Just for clarity, I'm not talking, here, about camera flashes or flash memory; I'm talking about Adobe Flash. I know that this is obvious, but spare the tedious jokes about hard disks, please.
There's an interesting article by a Flash developer on the subject here. A quick summary here; many if not most Flash applications are heavily dependent on mouse-over events and/or keyboard events. Neither of these are particularly practical on a touch-screen, and it would be far from trivial to replace either without breaking the iPhone's human interaction model.
The response around the Internet has been interesting. A lot of people are saying, oh, sure, as it stands, most Flash applications won't be usable on a touch screen, but there's nothing stopping people making new Flash applications which are, or revamping the existing applications to be usable. This is true as far as it goes, but really misses the point.

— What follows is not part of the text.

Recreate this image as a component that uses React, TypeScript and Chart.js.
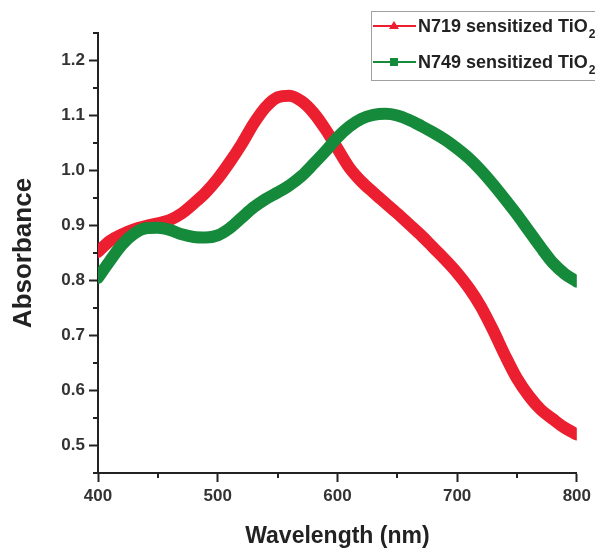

There are a number of speculations as to why Apple is so averse to having Flash on the iPhone. The major ones, besides the UI issue, which has really been neglected, have been that (a) Apple does not want other people distributing media for the iPhone (through Hulu et al), (b) that Flash is a bit crap and slow and crash-y even on desktop platforms, especially non-Windows platforms, and there's no reason to think that Flash for mobile devices will be any better; taking into account the slower processors it will probably be worse, and, (c) that Apple would prefer that people pay for games in the app store than get them for free as Flash movies.
These are easily dealt with. (a) is a bit of a red herring; Apple seems to have made no moves to stop things like BBC iPlayer, and in fact has been pushing HTML5 video, which provides a means of doing this without Flash, very hard. (b) is true enough, and we'll shortly see how Android deals with it; for the purposes of argument, though, let's assume it's a non-issue. (c) sounds quite convincing if you don't think too hard about it, but the facts are that there is no restriction on non-Flash-based games for the iPhone being distributed for free through the App Store, and the App Store is not a big profit centre for Apple, anyway; it serves largely to make the devices more desirable. As does the iTunes store, for that matter; Apple does not make its money on music distribution. If Apple thought that Flash would make the iPhone more desirable, it would allow it. They don't seem to be making any efforts to stop the distribution of iPhone apps made with Flash CS5's iPhone app export function, after all.
Another argument, little investigated, is that even on the desktop, non-game Flash interfaces are almost always clunky and broken. Just look at any Flash-based website; if scrolling, copy-and-pasting, and so on works as one would normally expect in a native application, or indeed in a webapp, you should feel very lucky. Adobe leaves human interface design almost totally up to the developer, which is not actually a great idea; human interface design is extremely difficult and specialised, which is why OS vendors go to so much trouble setting guidelines and providing widgets which force the developer to more or less do the right thing.
On the other hand, there seems to be only one major argument for why Apple should allow Flash. Very few people are willing to claim that Flash is actually a good development platform, even on the desktop. No-one, except for the most rabid Adobe fans, and some deluded Flash developers, thinks that Flash will become a first-class development platform for mobile apps. The argument made is that there is lots of Flash content out there already that people want to use, and so the iPhone should be able to access it. These UI objections, which seem convincing, really fundamentally undermine this argument. This existing content isn't going to be usable anyway, not without a lot of work. And if the work is going to be put in anyway, it might as well be put into making a HTML5 webapp or a native iPhone app, thus avoiding the afore-mentioned downsides of Flash.
We'll have more information soon, of course. By the end of the year, Google Android devices will support Flash, and we'll see what happens then. My prediction is that, when users go to their favourite Flash games and find them to be unusable due to the differing interaction model, they won't blame the developers of the games, and nor will they blame Adobe. They'll blame Google and/or the phone manufacturers. It won't increase demand for the device; quite the reverse. Lots of bad press, no concrete advantage. Is this something that Apple really wants to expose itself to?
It's notable, by the way, that Microsoft's new Windows Mobile OS (the one that really seems amazingly like an iPhone) will not support Flash when it is released late this year. Microsoft says that it is working with Adobe on this. I strongly suspect that Microsoft, which has the advantage of entering late, is just playing for time; by the time the initial Windows Mobile 7 (or whatever we're meant to call it now) comes out, Flash will have been on Android for some time, and Microsoft will just be able to point and say "Given that everyone hates Flash on Google phones, we're not going to bother". This wouldn't be a great surprise; when Microsoft pre-announces a feature, that by no means demonstrates that the feature will actually ship, as we saw with Longhorn/Vista. In the meantime, though, they get good publicity because people currently believe that they want Flash, and it will fall on Google to disillusion them.